Poland’s relationship with the European Union is likewise expected to deteriorate, as Law and Justice – along with the president it supports – will almost certainly continue to clash with Brussels over contentious issues such as abortion, freedom of expression, LGBT rights, migration, and the supremacy of EU law. Nawrocki has also declared his intention to revive the question of reparations from Germany for wartime losses, a move likely to provoke further diplomatic strain. In the medium term, such confrontational behaviour may create an opportunity for Ukraine to position itself as a more reliable and constructive partner to Brussels, potentially attracting additional EU investments and collaborative projects.

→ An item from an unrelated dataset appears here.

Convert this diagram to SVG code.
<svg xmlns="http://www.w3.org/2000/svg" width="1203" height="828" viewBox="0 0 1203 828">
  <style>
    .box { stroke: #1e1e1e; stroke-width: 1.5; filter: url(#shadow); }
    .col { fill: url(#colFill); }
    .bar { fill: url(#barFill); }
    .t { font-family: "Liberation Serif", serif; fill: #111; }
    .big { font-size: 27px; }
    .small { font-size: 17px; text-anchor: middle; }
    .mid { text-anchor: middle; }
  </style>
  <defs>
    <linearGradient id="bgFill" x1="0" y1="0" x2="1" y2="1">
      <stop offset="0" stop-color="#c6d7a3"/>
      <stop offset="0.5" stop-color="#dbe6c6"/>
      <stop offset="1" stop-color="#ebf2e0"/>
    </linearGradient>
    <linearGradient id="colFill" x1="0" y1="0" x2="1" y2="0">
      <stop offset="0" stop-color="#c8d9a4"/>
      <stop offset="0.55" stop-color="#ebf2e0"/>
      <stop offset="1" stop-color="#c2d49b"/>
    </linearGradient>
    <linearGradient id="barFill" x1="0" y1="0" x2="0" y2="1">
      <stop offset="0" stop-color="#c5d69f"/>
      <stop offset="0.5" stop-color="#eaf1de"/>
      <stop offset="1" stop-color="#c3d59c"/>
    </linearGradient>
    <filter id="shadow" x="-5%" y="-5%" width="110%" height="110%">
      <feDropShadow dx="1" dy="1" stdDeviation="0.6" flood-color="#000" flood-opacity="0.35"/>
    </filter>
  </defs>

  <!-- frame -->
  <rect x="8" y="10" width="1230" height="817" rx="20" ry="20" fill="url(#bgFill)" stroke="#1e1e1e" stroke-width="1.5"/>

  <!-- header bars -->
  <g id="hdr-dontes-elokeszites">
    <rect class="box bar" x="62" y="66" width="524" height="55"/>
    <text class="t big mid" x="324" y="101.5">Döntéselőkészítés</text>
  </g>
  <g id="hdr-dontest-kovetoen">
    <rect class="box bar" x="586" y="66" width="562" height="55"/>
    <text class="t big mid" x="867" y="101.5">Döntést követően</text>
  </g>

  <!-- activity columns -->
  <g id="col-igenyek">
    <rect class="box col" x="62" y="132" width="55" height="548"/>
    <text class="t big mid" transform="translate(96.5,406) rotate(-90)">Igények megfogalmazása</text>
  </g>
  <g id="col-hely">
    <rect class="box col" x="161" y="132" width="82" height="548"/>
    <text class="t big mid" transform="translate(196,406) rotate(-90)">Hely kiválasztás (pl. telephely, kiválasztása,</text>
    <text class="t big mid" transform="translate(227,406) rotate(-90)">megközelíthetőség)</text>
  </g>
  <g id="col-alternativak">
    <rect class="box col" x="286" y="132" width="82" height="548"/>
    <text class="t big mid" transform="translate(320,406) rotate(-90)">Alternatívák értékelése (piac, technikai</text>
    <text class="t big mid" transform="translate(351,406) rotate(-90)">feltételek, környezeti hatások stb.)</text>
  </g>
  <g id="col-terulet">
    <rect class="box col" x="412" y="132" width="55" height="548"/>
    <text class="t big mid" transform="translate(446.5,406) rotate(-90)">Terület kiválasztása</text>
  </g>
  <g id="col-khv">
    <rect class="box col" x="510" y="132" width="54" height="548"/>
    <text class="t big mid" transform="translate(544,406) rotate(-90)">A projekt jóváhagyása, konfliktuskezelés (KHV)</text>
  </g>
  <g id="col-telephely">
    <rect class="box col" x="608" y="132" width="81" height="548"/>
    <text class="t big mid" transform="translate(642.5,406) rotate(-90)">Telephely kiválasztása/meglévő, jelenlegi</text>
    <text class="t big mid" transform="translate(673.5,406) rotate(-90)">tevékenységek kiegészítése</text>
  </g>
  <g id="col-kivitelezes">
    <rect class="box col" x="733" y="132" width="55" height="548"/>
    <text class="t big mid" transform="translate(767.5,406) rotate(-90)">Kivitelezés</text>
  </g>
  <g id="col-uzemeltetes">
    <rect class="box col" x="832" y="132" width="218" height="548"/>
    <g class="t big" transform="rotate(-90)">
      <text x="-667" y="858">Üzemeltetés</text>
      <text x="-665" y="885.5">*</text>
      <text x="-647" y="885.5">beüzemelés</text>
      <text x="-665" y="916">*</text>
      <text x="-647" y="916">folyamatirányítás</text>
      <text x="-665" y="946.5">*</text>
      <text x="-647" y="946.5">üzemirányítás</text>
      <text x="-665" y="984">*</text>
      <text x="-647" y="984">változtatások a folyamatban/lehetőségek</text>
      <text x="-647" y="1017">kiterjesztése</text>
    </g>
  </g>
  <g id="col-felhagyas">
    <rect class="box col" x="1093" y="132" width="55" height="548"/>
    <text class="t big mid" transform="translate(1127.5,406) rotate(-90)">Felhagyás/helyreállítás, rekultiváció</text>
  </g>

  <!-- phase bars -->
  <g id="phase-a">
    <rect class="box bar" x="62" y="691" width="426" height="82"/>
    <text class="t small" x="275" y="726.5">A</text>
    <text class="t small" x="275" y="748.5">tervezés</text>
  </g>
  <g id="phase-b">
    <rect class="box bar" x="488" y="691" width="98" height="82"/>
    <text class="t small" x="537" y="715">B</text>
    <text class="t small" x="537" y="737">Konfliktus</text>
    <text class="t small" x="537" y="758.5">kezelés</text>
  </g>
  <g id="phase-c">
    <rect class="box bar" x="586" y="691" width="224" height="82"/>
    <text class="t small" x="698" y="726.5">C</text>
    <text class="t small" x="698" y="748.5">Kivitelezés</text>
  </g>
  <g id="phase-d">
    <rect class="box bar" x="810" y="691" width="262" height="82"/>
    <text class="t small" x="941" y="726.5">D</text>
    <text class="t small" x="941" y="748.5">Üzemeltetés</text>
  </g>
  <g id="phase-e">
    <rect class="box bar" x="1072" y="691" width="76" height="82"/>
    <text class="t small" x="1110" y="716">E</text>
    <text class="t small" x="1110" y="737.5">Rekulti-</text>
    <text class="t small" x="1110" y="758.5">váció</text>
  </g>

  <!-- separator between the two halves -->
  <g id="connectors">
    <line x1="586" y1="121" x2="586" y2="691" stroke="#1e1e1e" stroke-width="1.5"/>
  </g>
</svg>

For Ukraine, the present challenge lies in adopting a flexible and pragmatic approach to relations with Poland – one that shifts the focus away from historical disputes and towards mutually beneficial cooperation in key strategic sectors, including the economy, defence industry, and energy. Karol Nawrocki’s victory is not, in itself, a catastrophe – but it heralds a complex and uncertain phase in bilateral relations. He should not be immediately equated with more inflammatory European leaders, but his rhetoric and policy commitments will demand a high level of diplomatic finesse from Kyiv.
In the coming months and years, Ukraine must actively seek common ground, mitigate risks, and capitalise on emerging opportunities – all while keeping in mind the deep polarisation of Polish society and the centrality of economic self-interest in Warsaw’s long-term foreign policy orientation.